ATLANTIC CITY — A New Jersey appellate court has sided with Atlantic City piano tuner Charlie Birnbaum in his long-running fight to keep his family home in the shadow of the Ocean Resort casino from being seized by the state through eminent domain.
His advocates hailed the decision, released in a 29-page ruling Friday, as another salvo in a “nationwide … backlash against the U.S. Supreme Court ruling in the infamous case of Kelo v. City of New London, which allowed the government to take people’s homes for private development."
“Since Kelo was decided, greater judicial and legislative scrutiny of redevelopment-based takings has occurred," the court wrote in Friday’s ruling.
Birnbaum retained the right to keep the home his parents, who were Holocaust survivors, bought in 1969, because the state’s Casino Reinvestment Development Authority could not provide assurance that its plans for the property and surrounding area “would proceed in the reasonably foreseeable future,” the court ruled.
A CRDA spokesperson said the agency would “respect the court’s decision."
When the case was first decided in 2016, the casino, then called Revel, had declared bankruptcy and shut down. It has since reopened as Ocean Resort but is still plagued by financial problems. A New York hedge fund that was one of its largest lenders recently took control from Denver developer Bruce Deifik as losses continued to mount.
The area around casino, once known as Pauline’s Prairie, remains largely undeveloped, though the Boardwalk as it runs by and around it toward the inlet, facing Brigantine, has been handsomely rebuilt and a North Jersey developer is leasing new apartments. Under Gov. Phil Murphy, the CRDA has largely shifted its focus from land acquisition and has sought to auction off some of its tax-exempt holdings.
Birnbaum’s mother, Dora, lived in the house on Oriental Avenue until 1998, when she was killed during a home invasion. Birnbaum, who lives in Hammonton with his wife, rents out the upper floors and uses the first floor for his piano-tuning business.

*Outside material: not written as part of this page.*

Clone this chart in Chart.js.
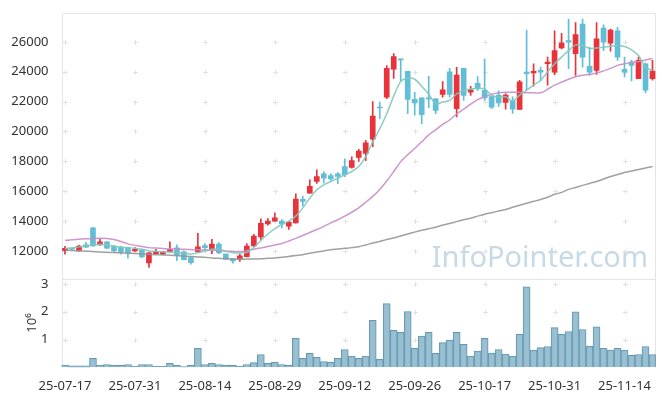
<!DOCTYPE html>
<html><head><meta charset="utf-8">
<script src="https://cdn.jsdelivr.net/npm/chart.js@4/dist/chart.umd.min.js"></script>
<style>html,body{margin:0;padding:0;background:#fff;}#wrap{width:665px;height:396px;}</style>
</head><body><div id="wrap"><canvas id="c" width="665" height="396"></canvas></div>
<script>
const dates = ['25-07-17','25-07-18','25-07-21','25-07-22','25-07-23','25-07-24','25-07-25','25-07-28','25-07-29','25-07-30',
'25-07-31','25-08-01','25-08-04','25-08-05','25-08-06','25-08-07','25-08-08','25-08-11','25-08-12','25-08-13',
'25-08-14','25-08-18','25-08-19','25-08-20','25-08-21','25-08-22','25-08-25','25-08-26','25-08-27','25-08-28',
'25-08-29','25-09-01','25-09-02','25-09-03','25-09-04','25-09-05','25-09-08','25-09-09','25-09-10','25-09-11',
'25-09-12','25-09-15','25-09-16','25-09-17','25-09-18','25-09-19','25-09-22','25-09-23','25-09-24','25-09-25',
'25-09-26','25-09-29','25-09-30','25-10-01','25-10-02','25-10-10','25-10-13','25-10-14','25-10-15','25-10-16',
'25-10-17','25-10-20','25-10-21','25-10-22','25-10-23','25-10-24','25-10-27','25-10-28','25-10-29','25-10-30',
'25-10-31','25-11-03','25-11-04','25-11-05','25-11-06','25-11-07','25-11-10','25-11-11','25-11-12','25-11-13',
'25-11-14','25-11-17','25-11-18','25-11-19','25-11-20'];

const opens = [12020,12130,12020,12400,13550,12400,12600,12330,12250,12220, 12000,12070,11200,11820,11780,11950,12200,11930,11555,11950,
12350,12045,12465,11780,11490,11450,11620,12330,12930,13815, 13995,13995,13660,13880,15455,15875,16650,17165,17050,17165,
17650,17600,18270,18530,19490,21600,22300,24180,24850,24030, 22150,22250,22220,22190,22480,24000,21520,24230,22630,23230,
22750,22330,22430,21950,22050,21480,23980,23920,24095,24540, 23980,25600,26090,25205,27200,24360,24095,26930,25910,26750,
24160,24650,23540,24540,23540];
const highs = [12310,12180,12380,12580,13580,12780,12620,12380,12300,12250, 12220,12100,11900,12110,11960,12600,12400,12000,11580,13180,
12485,12780,12550,11800,11500,11780,12490,13110,14150,14170, 14550,14106,13950,15830,15655,16765,17430,17300,17180,17250,
18160,18310,18800,19400,22010,21970,24410,25220,24850,24030, 22630,22250,23700,22200,23340,24230,24290,24230,23030,23680,
24845,22330,22720,22545,22320,23430,26800,24540,24315,24980, 26750,26575,27530,27300,27530,25645,27300,27150,26865,26970,
24980,24760,24980,24600,24760];
const lows = [11780,12080,11990,12220,12300,12380,12150,11950,11780,11515, 11960,11550,10890,11800,11760,11930,11340,11400,11115,11930,
12000,11820,11820,11430,11180,11290,11600,12300,12777,13727, 13990,13548,13440,13860,14990,15850,16520,16560,16720,16500,
16980,17550,18000,18050,18980,20860,22190,23560,23410,21190, 21085,20530,21600,21190,22300,22300,20970,22080,22410,22750,
22080,21520,21655,21500,21215,21480,22765,23030,23380,23100, 23810,25535,24205,23760,24315,23760,23830,25420,25380,24760,
23650,23380,23540,22585,23430];
const closes = [12180,12120,12330,12250,12330,12600,12180,12000,11930,11850, 12110,11600,11870,11930,11930,12110,11730,11420,11220,12265,
12220,12465,11890,11450,11335,11670,12330,13000,13840,13995, 14215,13815,13930,15475,15320,16320,16985,16870,16830,16985,
17100,18050,18690,19240,21040,21570,24230,25020,24800,22150, 21920,21125,22180,21415,22790,22480,23780,22410,22790,22850,
22250,21635,21920,22430,21500,23320,23875,24030,23980,24650, 25425,25935,25975,26490,24980,23980,26200,25975,26800,24980,
23980,24425,24760,22765,24045];

const ma5 = [12180,12200,12270,12330,12400,12450,12400,12310,12250,12220, 12170,12110,12000,11970,11930,11930,11900,11830,11800,11870,
12000,12110,12100,11970,11870,11870,11900,12230,12700,13130, 13500,13770,13990,14330,14880,15540,16100,16430,16650,16870,
17100,17320,17650,18310,19310,20170,21190,22370,23340,23560, 23500,23030,22500,21850,21970,22080,22520,22750,22850,22900,
22850,22430,22280,22320,22050,22430,22770,23100,23430,23980, 24540,24980,25420,25800,25760,25560,25600,25640,25710,25760,
25690,25470,25090,24310,24090];
const ma20 = [12710,12740,12780,12810,12830,12840,12830,12760,12630,12470, 12370,12300,12220,12190,12160,12130,12120,12110,12090,12070,
12060,12050,12040,12000,11970,11950,12030,12110,12200,12300, 12400,12500,12660,12840,13030,13230,13430,13640,13880,14090,
14330,14590,14890,15260,15650,16120,16680,17320,17980,18450, 18860,19310,19770,20110,20470,20770,21170,21500,21830,22130,
22330,22500,22600,22630,22630,22620,22600,22590,22590,22830, 23100,23300,23500,23660,23760,23830,23910,24060,24230,24430,
24530,24630,24690,24790,24890];
const ma60 = [12050,12030,12000,11980,11960,11930,11910,11890,11870,11850, 11820,11800,11780,11750,11730,11710,11680,11650,11630,11600,
11570,11530,11500,11470,11450,11450,11450,11460,11470,11500, 11530,11580,11630,11690,11750,11850,11930,12000,12070,12120,
12170,12220,12280,12400,12530,12630,12760,12860,13000,13130, 13260,13380,13480,13590,13730,13830,13960,14090,14190,14330,
14460,14560,14670,14770,14920,15060,15190,15320,15440,15590, 15790,15920,16120,16250,16390,16520,16650,16820,16980,17120,
17250,17350,17450,17550,17650];

const volumes = [80000,50000,50000,50000,320000,80000,100000,70000,70000,100000, 40000,100000,100000,40000,40000,140000,70000,30000,70000,680000,
100000,140000,100000,70000,70000,40000,100000,170000,460000,140000, 180000,100000,70000,1040000,320000,500000,360000,210000,180000,320000,
640000,400000,320000,400000,1690000,290000,2290000,1330000,1260000,2010000, 680000,1120000,1260000,500000,890000,980000,1260000,830000,400000,580000,
1040000,510000,640000,480000,400000,1190000,2900000,620000,710000,750000, 1430000,1190000,1290000,2000000,1360000,760000,1460000,680000,620000,680000,
620000,430000,460000,750000,460000];

const priceTicks = [12000,14000,16000,18000,20000,22000,24000,26000];
const volumeTicks = [1000000,2000000,3000000];
const xTickLabels = ['25-07-17','25-07-31','25-08-14','25-08-29','25-09-12','25-09-26','25-10-17','25-10-31','25-11-14'];

const UP = '#e8333b', DOWN = '#62bdd6';
const candleColors = opens.map((o, i) => closes[i] >= o ? UP : DOWN);
const wickData = lows.map((l, i) => [l, highs[i]]);
const bodyData = opens.map((o, i) => [o, closes[i]]);

const FONT = {family: '"Noto Sans", "Open Sans", sans-serif', size: 13};

const decor = {
  id: 'decor',
  beforeDatasetsDraw(chart) {
    const {ctx, chartArea: ca, scales} = chart;
    const xs = scales.x, y = scales.y, yv = scales.yv;
    ctx.save();
    ctx.font = '29px "Noto Sans", sans-serif';
    ctx.fillStyle = 'rgba(150,188,210,0.55)';
    ctx.textAlign = 'right';
    ctx.textBaseline = 'alphabetic';
    ctx.fillText('InfoPointer.com', ca.right - 8, y.bottom - 12);
    ctx.strokeStyle = '#e4e4e4';
    ctx.lineWidth = 1;
    const L = Math.round(ca.left) + 0.5, R = Math.round(ca.right) - 0.5;
    const T = Math.round(ca.top) + 0.5, M = Math.round(y.bottom) + 0.5, B = Math.round(yv.bottom);
    ctx.beginPath();
    ctx.moveTo(L, B); ctx.lineTo(L, T); ctx.lineTo(R, T); ctx.lineTo(R, B);
    ctx.moveTo(L, M); ctx.lineTo(R, M);
    ctx.stroke();
    ctx.strokeStyle = '#e2e2e2';
    ctx.beginPath();
    const cross = (px, py) => {
      px = Math.round(px) + 0.5; py = Math.round(py) + 0.5;
      ctx.moveTo(px - 2.5, py); ctx.lineTo(px + 2.5, py);
      ctx.moveTo(px, py - 2.5); ctx.lineTo(px, py + 2.5);
    };
    xs.ticks.forEach(t => {
      const px = xs.getPixelForValue(t.value);
      y.ticks.forEach(v => cross(px, y.getPixelForValue(v.value)));
      yv.ticks.forEach(v => cross(px, yv.getPixelForValue(v.value)));
    });
    ctx.stroke();
    ctx.restore();
  }
};

new Chart(document.getElementById('c'), {
  type: 'bar',
  data: {
    labels: dates,
    datasets: [
      {type: 'line', data: ma5, yAxisID: 'y', borderColor: 'rgba(128,200,188,0.9)', borderWidth: 1.5, pointRadius: 0, tension: 0.3, order: 0},
      {type: 'line', data: ma20, yAxisID: 'y', borderColor: 'rgba(200,140,200,0.9)', borderWidth: 1.5, pointRadius: 0, tension: 0.3, order: 0},
      {type: 'line', data: ma60, yAxisID: 'y', borderColor: 'rgba(150,150,150,0.9)', borderWidth: 1.5, pointRadius: 0, tension: 0.3, order: 0},
      {type: 'bar', data: wickData, yAxisID: 'y', backgroundColor: candleColors, barThickness: 1, grouped: false, order: 2},
      {type: 'bar', data: bodyData, yAxisID: 'y', backgroundColor: candleColors, barThickness: 5, minBarLength: 1, grouped: false, order: 1},
      {type: 'bar', data: volumes, yAxisID: 'yv', backgroundColor: 'rgba(148,188,207,0.95)', borderColor: '#6299b1', borderWidth: 1,
        barPercentage: 1, categoryPercentage: 1, grouped: false, order: 3}
    ]
  },
  options: {
    responsive: false,
    devicePixelRatio: 1,
    animation: false,
    layout: {padding: {left: 0, right: 9, top: 10, bottom: 0}},
    plugins: {legend: {display: false}, tooltip: {enabled: false}},
    scales: {
      x: {
        type: 'category', offset: true,
        grid: {display: false}, border: {display: false},
        ticks: {autoSkip: false, maxRotation: 0, minRotation: 0, padding: 3, color: '#333', font: FONT},
        afterBuildTicks: s => { s.ticks = xTickLabels.map(l => ({value: dates.indexOf(l)})); },
        afterFit: s => { s.height = 28.7; }
      },
      yv: {
        position: 'left', stack: 'main', stackWeight: 1,
        min: 0, max: 3190000,
        grid: {display: false}, border: {display: false},
        title: {display: true, text: '10⁶', color: '#333', font: FONT, padding: {top: 24, bottom: 0}},
        ticks: {padding: 5, color: '#333', font: FONT, callback: v => String(v / 1000000)},
        afterBuildTicks: s => { s.ticks = volumeTicks.map(v => ({value: v})); },
        afterFit: s => { s.width = 61.5; }
      },
      y: {
        position: 'left', stack: 'main', stackWeight: 3,
        min: 10140, max: 27950,
        grid: {display: false}, border: {display: false},
        ticks: {padding: 5, color: '#333', font: FONT, callback: v => String(v)},
        afterBuildTicks: s => { s.ticks = priceTicks.map(v => ({value: v})); },
        afterFit: s => { s.width = 61.5; }
      }
    }
  },
  plugins: [decor]
});
</script>
</body></html>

In a statement, Birnbaum said of the ruling: “This home has been so special to our family, and the fact that it’s standing and still here is enormously important."
The court upheld an earlier decision by Superior Court Judge Julio Mendez, who ruled that the CRDA’s “proposed stockpiling of land for future redevelopment” was not sufficient justification to seize private property such as Birnbaum’s house. The CRDA had offered him $238,000.
"CRDA never had a plan for this home other than knocking it down and then thinking really hard about what they might want to put there instead,” said attorney Dan Alban of the Virginia-based Institute for Justice, which opposes eminent domain cases nationally and represented Birnbaum.
“If that reasoning was enough to let them take this home, it would be enough to let them take literally any home they wanted, for any reason or for none," he said.
Adam Gordon of the Fair Share Housing Center, which filed an amicus brief in the case, praised the ruling and said, “Eminent domain should not be used to displace working families and other low-income communities as part of a wholly speculative development scheme with no demonstrated public benefit.”
Under a state takeover of Atlantic City, the CRDA has recently shifted its focus to help casinos and businesses focus more on issues affecting city residents, nearly 40 percent of whom live in poverty. The original idea for the area around the Ocean Resort included a mixed use of “tourism-focused residential, retail, and commercial uses.”
Eminent domain has a rocky history in Atlantic City, including a successful fight against then-casino owner Donald Trump’s efforts to seize a home owned by Vera Coking. Trump wanted her property to expand a porte cochere of the former Trump Plaza. The land was eventually obtained by Carl Icahn in 2014 through an auction.